A few hours later, as the sky began to get lighter, we were desperately searching the horizon line in hope against hope that there would not be another boat out there. But there was nothing. Still, we continued to scan the horizon until suddenly, our engine began to cough and power down. I checked the glass bowl of our fuel filter and sure enough it was half filled with water. Bad fuel from condensation inside the tanks back at Grand Cayman.
After pumping it clear we started it back up, but it died again immediately. Now we had an air lock in the fuel lines and I was going to have to bleed the injectors. After several go-rounds with the bleeding and trying to restart it again, it became clear that now the batteries were worn down. Even using the old trick of holding the injectors open and then kicking them in at the last minute didn't work.

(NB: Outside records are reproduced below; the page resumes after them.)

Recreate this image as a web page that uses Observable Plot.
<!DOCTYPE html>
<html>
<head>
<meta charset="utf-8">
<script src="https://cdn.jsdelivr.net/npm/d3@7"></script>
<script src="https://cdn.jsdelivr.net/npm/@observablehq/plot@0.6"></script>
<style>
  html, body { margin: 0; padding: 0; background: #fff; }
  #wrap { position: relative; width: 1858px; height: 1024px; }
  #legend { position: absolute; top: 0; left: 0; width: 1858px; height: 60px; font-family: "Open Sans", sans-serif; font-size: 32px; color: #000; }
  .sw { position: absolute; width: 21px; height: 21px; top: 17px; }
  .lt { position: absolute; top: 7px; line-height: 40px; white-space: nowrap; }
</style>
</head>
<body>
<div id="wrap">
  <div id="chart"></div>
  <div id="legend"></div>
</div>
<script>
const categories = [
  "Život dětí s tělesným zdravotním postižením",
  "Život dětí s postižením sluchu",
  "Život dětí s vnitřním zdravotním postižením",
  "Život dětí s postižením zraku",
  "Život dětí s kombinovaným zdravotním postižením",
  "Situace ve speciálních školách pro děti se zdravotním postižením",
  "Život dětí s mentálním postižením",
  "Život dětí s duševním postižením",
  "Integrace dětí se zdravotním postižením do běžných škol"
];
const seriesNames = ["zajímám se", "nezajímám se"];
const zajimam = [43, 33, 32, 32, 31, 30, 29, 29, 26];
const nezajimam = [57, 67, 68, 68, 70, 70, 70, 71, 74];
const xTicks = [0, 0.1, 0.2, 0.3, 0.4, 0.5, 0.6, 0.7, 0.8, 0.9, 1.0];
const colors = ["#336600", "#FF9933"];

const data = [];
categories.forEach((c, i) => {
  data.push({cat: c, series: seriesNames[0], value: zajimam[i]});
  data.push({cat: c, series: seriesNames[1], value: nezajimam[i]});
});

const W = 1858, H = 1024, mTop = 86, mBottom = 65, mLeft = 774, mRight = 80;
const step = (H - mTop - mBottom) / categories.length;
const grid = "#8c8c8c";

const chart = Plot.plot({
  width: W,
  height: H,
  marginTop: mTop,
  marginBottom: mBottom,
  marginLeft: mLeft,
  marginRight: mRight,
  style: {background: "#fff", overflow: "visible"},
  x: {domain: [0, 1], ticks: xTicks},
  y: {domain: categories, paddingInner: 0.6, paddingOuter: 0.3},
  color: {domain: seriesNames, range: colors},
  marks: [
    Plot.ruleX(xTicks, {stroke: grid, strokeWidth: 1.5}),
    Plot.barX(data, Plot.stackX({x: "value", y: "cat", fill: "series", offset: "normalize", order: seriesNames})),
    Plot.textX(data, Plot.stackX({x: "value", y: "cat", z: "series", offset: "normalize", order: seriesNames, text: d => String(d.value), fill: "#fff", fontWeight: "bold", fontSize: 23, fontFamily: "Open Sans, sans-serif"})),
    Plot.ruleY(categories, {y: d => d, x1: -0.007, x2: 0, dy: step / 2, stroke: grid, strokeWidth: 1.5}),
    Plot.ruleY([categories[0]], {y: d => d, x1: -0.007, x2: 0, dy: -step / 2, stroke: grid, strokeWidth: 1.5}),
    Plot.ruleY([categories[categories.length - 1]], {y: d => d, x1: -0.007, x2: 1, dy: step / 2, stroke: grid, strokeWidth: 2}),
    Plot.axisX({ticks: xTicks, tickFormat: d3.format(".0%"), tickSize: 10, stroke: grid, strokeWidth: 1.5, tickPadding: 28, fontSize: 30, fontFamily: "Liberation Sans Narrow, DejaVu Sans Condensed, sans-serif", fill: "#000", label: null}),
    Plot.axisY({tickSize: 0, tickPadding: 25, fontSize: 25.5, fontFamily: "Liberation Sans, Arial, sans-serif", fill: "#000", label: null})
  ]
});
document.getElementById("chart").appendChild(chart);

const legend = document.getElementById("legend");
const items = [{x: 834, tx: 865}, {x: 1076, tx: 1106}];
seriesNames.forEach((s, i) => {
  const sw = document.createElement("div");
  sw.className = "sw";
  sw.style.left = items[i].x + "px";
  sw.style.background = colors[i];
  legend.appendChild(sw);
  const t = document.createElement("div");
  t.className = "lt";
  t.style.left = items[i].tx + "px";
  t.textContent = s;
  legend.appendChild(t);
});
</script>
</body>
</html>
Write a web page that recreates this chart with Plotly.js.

And so now we were sitting ducks, dead in the water. I mean can you just give us a BREAK for crying out loud?
Well, okay. I'm not panicking or anything except I sure feel like panicking and maybe I actually am. And there sure isn't much breeze and putting the sails up would be like putting up a billboard 60 feet high pointing to where we were.
Okay so we had no choice, and after we got the sails set, and we were broad reaching along at maybe 3 - 1/2 knots, all we could do then was to wait and watch and listen for the sound of a powerboat in the distance.
After a while and nothing happened I was feeling like a zombie, all drained out. For now, we were still in the clear. And so we sailed on that day and through the night heading West in the Caribbean a hundred miles off the Southern coast of Cuba.
The next morning we were nearing the West end of Cuba and the Yucatan Straights where we would hang a hard right and head for the US. Now being some 300 plus nautical miles from Grand Cayman we were out of their fuel range and finally free. Suddenly Lyndell called to me from on deck to come see.
There to the North was the biggest, most colorful complete rainbow we had ever seen in our lives! I went back down below and popped open a bottle of Champaign as we toasted our good fortune at the gateway to a new life.